- **Stated task**:
Retype only what runs from the beginning of the data through the line with "(hub) at (0,0)"; please omit the pictures and keep every line exact.

Start of Recorded data

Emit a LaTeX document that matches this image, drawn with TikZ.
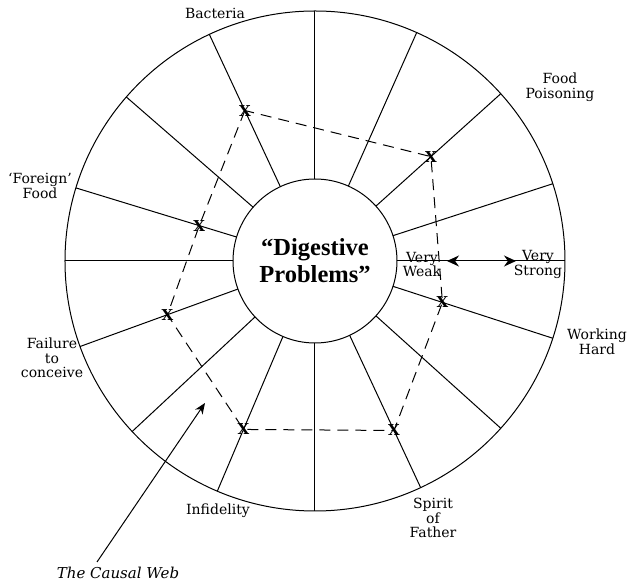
\documentclass[tikz,border=0pt]{standalone}
\usepackage{fontspec}
\setmainfont{DejaVu Serif}
\newfontfamily\titlefont{Liberation Serif}
\usetikzlibrary{arrows.meta}

\begin{document}
\begin{tikzpicture}[
            x = 1pt, y = 1pt, % one unit per pixel
            line width = 1pt, % line style
            ring/.style = {draw, circle, inner sep=0pt, outer sep=0pt},
            lbl/.style = {align=center, inner sep=0pt,
            font=\fontsize{14}{14.5}\selectfont},
            xm/.style = {inner sep=0pt, font=\fontsize{15}{15}\selectfont\bfseries},
            web/.style = {dash pattern=on 11pt off 7pt}
            ]
            \useasboundingbox (-315,-324) rectangle (315,261);

            \node[ring, minimum size=500pt] (rim) at (0,0) {};
            \node[ring, minimum size=164pt, align=center,
            font=\titlefont\bfseries\fontsize{24.5}{27}\selectfont] (hub) at (0,0) {“Digestive\\Problems”};

            \draw (hub.0) -- (rim.0);
            \draw (hub.18) -- (rim.18);
            \draw (hub.42) -- (rim.42);
            \draw (hub.66) -- (rim.66);
            \draw (hub.90) -- (rim.90);
            \draw (hub.115) -- (rim.115);
            \draw (hub.139) -- (rim.139);
            \draw (hub.163) -- (rim.163);
            \draw (hub.180) -- (rim.180);
            \draw (hub.200) -- (rim.200);
            \draw (hub.223) -- (rim.223);
            \draw (hub.247) -- (rim.247);
            \draw (hub.270) -- (rim.270);
            \draw (hub.295) -- (rim.295);
            \draw (hub.318) -- (rim.318);
            \draw (hub.342) -- (rim.342);

            \node[xm] (x1) at (115:166pt) {X};
            \node[xm] (x2) at (42:156pt) {X};
            \node[xm] (x3) at (163:121pt) {X};
            \node[xm] (x4) at (200:157pt) {X};
            \node[xm] (x5) at (247:183pt) {X};
            \node[xm] (x6) at (295:187pt) {X};
            \node[xm] (x7) at (342:134pt) {X};

            \draw[web] (x1.center) -- (x3.center) -- (x4.center) -- (x5.center)
            -- (x6.center) -- (x7.center) -- (x2.center) -- cycle;

            \node[lbl] (bacteria) at (-100,248) {Bacteria};
            \node[lbl] (food) at (245,174) {Food\\Poisoning};
            \node[lbl] (foreign) at (-275,75) {‘Foreign’\\Food};
            \node[lbl] (failure) at (-263,-97) {Failure\\to\\conceive};
            \node[lbl] (working) at (282,-81) {Working\\Hard};
            \node[lbl] (infidelity) at (-97,-250) {Infidelity};
            \node[lbl] (spirit) at (118,-257) {Spirit\\of\\Father};
            \node[lbl] (weak) at (107,-3.5) {Very\\Weak};
            \node[lbl] (strong) at (223,-3.5) {Very\\Strong};

            \coordinate (w) at (132,0);
            \coordinate (s) at (201,0);
            \draw[{Stealth[length=12pt,width=11pt]}-{Stealth[length=12pt,width=11pt]}] (w) -- (s);

            \node[lbl, font=\itshape\fontsize{15}{15}\selectfont] (web) at (-197,-312) {The Causal Web};
            \coordinate (tail) at (-218,-301);
            \coordinate (tip) at (-110,-142);
            \draw[-{Stealth[length=11pt,width=9pt]}] (tail) -- (tip);
        \end{tikzpicture}
\end{document}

End of Recorded data

- **Result of this task**:
Emit a LaTeX document that matches this image, drawn with TikZ.
\documentclass[tikz,border=0pt]{standalone}
\usepackage{fontspec}
\setmainfont{DejaVu Serif}
\newfontfamily\titlefont{Liberation Serif}
\usetikzlibrary{arrows.meta}

\begin{document}
\begin{tikzpicture}[
            x = 1pt, y = 1pt, % one unit per pixel
            line width = 1pt, % line style
            ring/.style = {draw, circle, inner sep=0pt, outer sep=0pt},
            lbl/.style = {align=center, inner sep=0pt,
            font=\fontsize{14}{14.5}\selectfont},
            xm/.style = {inner sep=0pt, font=\fontsize{15}{15}\selectfont\bfseries},
            web/.style = {dash pattern=on 11pt off 7pt}
            ]
            \useasboundingbox (-315,-324) rectangle (315,261);

            \node[ring, minimum size=500pt] (rim) at (0,0) {};
            \node[ring, minimum size=164pt, align=center,
            font=\titlefont\bfseries\fontsize{24.5}{27}\selectfont] (hub) at (0,0) {“Digestive\\Problems”};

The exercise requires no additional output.